I really love this game (minus the music) and found myself doing stuff in the real-world while in VR that I thought I had trained myself not too and it felt great! I was leaning to my sides during some tight turns (and almost losing balance) and even jumping with my hands in the hope of getting a little more air. My point here is while it’s not a perfect emulation of the sport, it feels way closer than you might think and that’s awesome. The courses have a variety of paths and hidden areas so learning these will be key in getting those top speeds or finding the most trick spots. I did have an issue with the board being to far forward and with the board mapped to the headset, if I moved forward, so did the board and recentering did little to alleviate this problem. It never affected my gameplay but is an issue that needs to be addressed. My only other issue would be the high point count needed to get the medals in freestyle to unlock the other courses and while the sim side of this is awesome, it’s punishing to play and fail on the same courses again & again. Chaining together a new combo or learning a new trick is satisfying, but I’m still struggling to get even the minimum score to get the medal needed to unlock the next course and it’s nothing short of frustrating. A practice track is available that tries to teach you how to do new tricks, but those instructions can still be quite obtuse. I’ve never been a fan on blocking content in games based upon skill as there can still be a reward system in place for those hardcore score chasers while still letting more casual players enjoy all the games content and I feel like this may be the largest issue with the game. I’m still having fun with Carve, but I’m not sure if my patience can rival my lacking skills.
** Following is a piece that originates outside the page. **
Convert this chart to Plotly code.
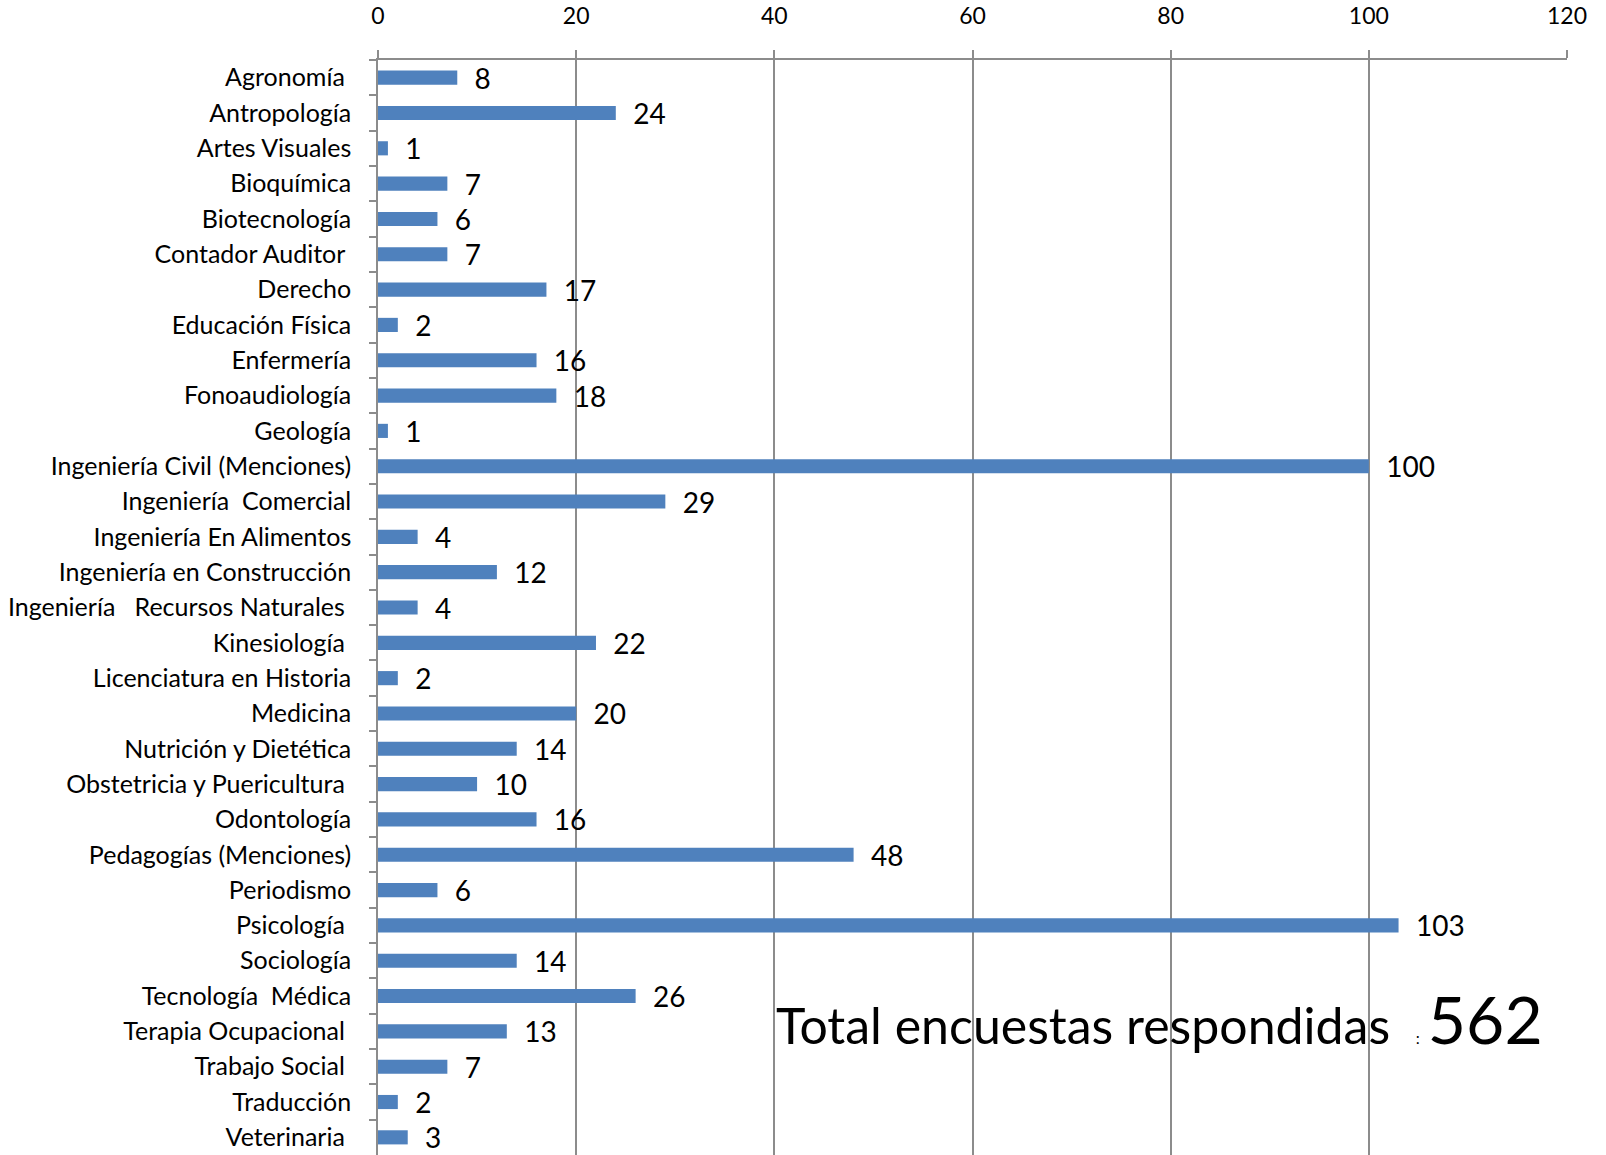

Carve Snowboarding is awesome save for the issues I mentioned above and if you are willing to commit the time to getting good, you’ll be able to experience all of the game including the additional boards, gloves and mixtapes found in the later stages. For more casual players, though, this may bring about some frustrations as you can’t enjoy the game like you may want too.
What would I pay? The $20 price on this is great save for the way the stages are unlocked. The snowboarding is surprisingly intuitive and I have already spent hours in here playing the 1st 2 courses and having fun doing it. I just don’t know if I’ll ever develop enough freestyle skills to enjoy the rest of the game and that sucks.
Chuhai Games provided The VR Grid with a press code for this title and, regardless of this review, we thank them for that!